» **EXERCISE AIM**
Transcribe all of the material exactly, except for its pictures.

» **DATA BLOCK**
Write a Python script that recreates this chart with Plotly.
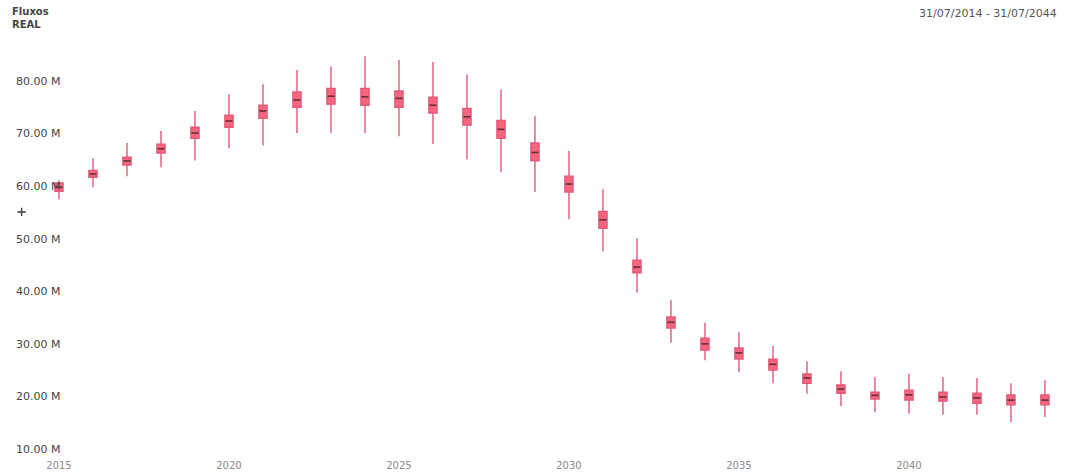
import plotly.graph_objects as go

years = list(range(2015, 2045))
lower = [57.5, 59.8, 61.9, 63.6, 64.9, 67.2, 67.8, 70.1, 70.1, 70.1,
         69.5, 68.0, 65.1, 62.7, 58.9, 53.7, 47.6, 39.7, 30.2, 26.9,
         24.6, 22.5, 20.5, 18.2, 17.0, 16.7, 16.5, 16.5, 15.1, 16.1]
q1 = [59.0, 61.7, 64.0, 66.3, 69.1, 71.2, 72.9, 75.0, 75.6, 75.4,
      75.0, 73.9, 71.6, 69.1, 64.8, 58.9, 52.0, 43.5, 33.0, 28.8,
      27.1, 25.0, 22.5, 20.6, 19.5, 19.3, 19.1, 18.7, 18.4, 18.4]
median = [59.8, 62.3, 64.8, 67.1, 70.1, 72.4, 74.3, 76.4, 77.1, 77.0,
          76.7, 75.4, 73.2, 70.8, 66.4, 60.4, 53.6, 44.6, 34.1, 30.0,
          28.3, 26.1, 23.5, 21.4, 20.2, 20.3, 19.9, 19.7, 19.3, 19.3]
q3 = [60.6, 63.0, 65.5, 68.0, 71.2, 73.5, 75.4, 77.9, 78.6, 78.6,
      78.1, 76.9, 74.8, 72.5, 68.2, 61.9, 55.2, 45.9, 35.1, 31.1,
      29.2, 27.1, 24.3, 22.2, 20.8, 21.2, 20.8, 20.6, 20.3, 20.3]
upper = [61.1, 65.3, 68.2, 70.5, 74.3, 77.5, 79.4, 82.1, 82.8, 84.7,
         84.0, 83.6, 81.3, 78.4, 73.3, 66.7, 59.4, 50.1, 38.3, 34.0,
         32.2, 29.6, 26.7, 24.8, 23.7, 24.3, 23.7, 23.5, 22.5, 23.1]
extra_x = [2013.9]
extra_y = [55.1]

y_ticks = [10, 20, 30, 40, 50, 60, 70, 80]
y_labels = [f"{v:.2f} M" for v in y_ticks]
x_ticks = [2015, 2020, 2025, 2030, 2035, 2040]

fig = go.Figure()
fig.add_trace(go.Box(
    x=years, q1=q1, median=median, q3=q3,
    lowerfence=lower, upperfence=upper,
    width=0.24, whiskerwidth=0,
    fillcolor="#f4667e",
    line=dict(color="#e4587a", width=1.4),
    hoverinfo="skip", showlegend=False,
))
fig.add_trace(go.Scatter(
    x=years, y=median, mode="markers",
    marker=dict(symbol="line-ew", size=5, line=dict(color="#6a3038", width=1.6)),
    hoverinfo="skip", showlegend=False,
))
fig.add_trace(go.Scatter(
    x=extra_x, y=extra_y, mode="markers",
    marker=dict(symbol="cross-thin", size=6, line=dict(color="#444444", width=1.5)),
    hoverinfo="skip", showlegend=False,
))

fig.update_layout(
    width=1065, height=474,
    margin=dict(l=0, r=0, t=40, b=22),
    plot_bgcolor="white", paper_bgcolor="white",
    font=dict(family="DejaVu Sans", size=10, color="#8a8a8a"),
    xaxis=dict(range=[2013.265, 2044.59], tickvals=x_ticks,
               ticklabelstandoff=6,
               showgrid=False, zeroline=False, showline=False, ticks=""),
    yaxis=dict(range=[9.43, 87.8], tickvals=y_ticks, ticktext=y_labels,
               ticklabelposition="inside", ticklabelstandoff=13,
               ticklabeloverflow="allow", tickfont=dict(size=11),
               showgrid=False, zeroline=False, showline=False, ticks=""),
    annotations=[
        dict(text="<b>Fluxos</b><br><b>REAL</b>", xref="paper", yref="paper", x=0, y=1,
             xanchor="left", yanchor="bottom", xshift=10, yshift=8, align="left",
             showarrow=False, font=dict(size=10, color="#444444")),
        dict(text="31/07/2014 - 31/07/2044", xref="paper", yref="paper", x=1, y=1,
             xanchor="right", yanchor="bottom", xshift=-6, yshift=18,
             showarrow=False, font=dict(size=11, color="#555555")),
    ],
)

fig.write_html("out.html", config={"displayModeBar": False},
               post_script="document.body.style.margin='0px';document.body.style.overflow='hidden';")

» **OUTPUT FOR THIS EXERCISE**
Write a Python script that recreates this chart with Plotly.
import plotly.graph_objects as go

years = list(range(2015, 2045))
lower = [57.5, 59.8, 61.9, 63.6, 64.9, 67.2, 67.8, 70.1, 70.1, 70.1,
         69.5, 68.0, 65.1, 62.7, 58.9, 53.7, 47.6, 39.7, 30.2, 26.9,
         24.6, 22.5, 20.5, 18.2, 17.0, 16.7, 16.5, 16.5, 15.1, 16.1]
q1 = [59.0, 61.7, 64.0, 66.3, 69.1, 71.2, 72.9, 75.0, 75.6, 75.4,
      75.0, 73.9, 71.6, 69.1, 64.8, 58.9, 52.0, 43.5, 33.0, 28.8,
      27.1, 25.0, 22.5, 20.6, 19.5, 19.3, 19.1, 18.7, 18.4, 18.4]
median = [59.8, 62.3, 64.8, 67.1, 70.1, 72.4, 74.3, 76.4, 77.1, 77.0,
          76.7, 75.4, 73.2, 70.8, 66.4, 60.4, 53.6, 44.6, 34.1, 30.0,
          28.3, 26.1, 23.5, 21.4, 20.2, 20.3, 19.9, 19.7, 19.3, 19.3]
q3 = [60.6, 63.0, 65.5, 68.0, 71.2, 73.5, 75.4, 77.9, 78.6, 78.6,
      78.1, 76.9, 74.8, 72.5, 68.2, 61.9, 55.2, 45.9, 35.1, 31.1,
      29.2, 27.1, 24.3, 22.2, 20.8, 21.2, 20.8, 20.6, 20.3, 20.3]
upper = [61.1, 65.3, 68.2, 70.5, 74.3, 77.5, 79.4, 82.1, 82.8, 84.7,
         84.0, 83.6, 81.3, 78.4, 73.3, 66.7, 59.4, 50.1, 38.3, 34.0,
         32.2, 29.6, 26.7, 24.8, 23.7, 24.3, 23.7, 23.5, 22.5, 23.1]
extra_x = [2013.9]
extra_y = [55.1]

y_ticks = [10, 20, 30, 40, 50, 60, 70, 80]
y_labels = [f"{v:.2f} M" for v in y_ticks]
x_ticks = [2015, 2020, 2025, 2030, 2035, 2040]

fig = go.Figure()
fig.add_trace(go.Box(
    x=years, q1=q1, median=median, q3=q3,
    lowerfence=lower, upperfence=upper,
    width=0.24, whiskerwidth=0,
    fillcolor="#f4667e",
    line=dict(color="#e4587a", width=1.4),
    hoverinfo="skip", showlegend=False,
))
fig.add_trace(go.Scatter(
    x=years, y=median, mode="markers",
    marker=dict(symbol="line-ew", size=5, line=dict(color="#6a3038", width=1.6)),
    hoverinfo="skip", showlegend=False,
))
fig.add_trace(go.Scatter(
    x=extra_x, y=extra_y, mode="markers",
    marker=dict(symbol="cross-thin", size=6, line=dict(color="#444444", width=1.5)),
    hoverinfo="skip", showlegend=False,
))

fig.update_layout(
    width=1065, height=474,
    margin=dict(l=0, r=0, t=40, b=22),
    plot_bgcolor="white", paper_bgcolor="white",
    font=dict(family="DejaVu Sans", size=10, color="#8a8a8a"),
    xaxis=dict(range=[2013.265, 2044.59], tickvals=x_ticks,
               ticklabelstandoff=6,
               showgrid=False, zeroline=False, showline=False, ticks=""),
    yaxis=dict(range=[9.43, 87.8], tickvals=y_ticks, ticktext=y_labels,
               ticklabelposition="inside", ticklabelstandoff=13,
               ticklabeloverflow="allow", tickfont=dict(size=11),
               showgrid=False, zeroline=False, showline=False, ticks=""),
    annotations=[
        dict(text="<b>Fluxos</b><br><b>REAL</b>", xref="paper", yref="paper", x=0, y=1,
             xanchor="left", yanchor="bottom", xshift=10, yshift=8, align="left",
             showarrow=False, font=dict(size=10, color="#444444")),
        dict(text="31/07/2014 - 31/07/2044", xref="paper", yref="paper", x=1, y=1,
             xanchor="right", yanchor="bottom", xshift=-6, yshift=18,
             showarrow=False, font=dict(size=11, color="#555555")),
    ],
)

fig.write_html("out.html", config={"displayModeBar": False},
               post_script="document.body.style.margin='0px';document.body.style.overflow='hidden';")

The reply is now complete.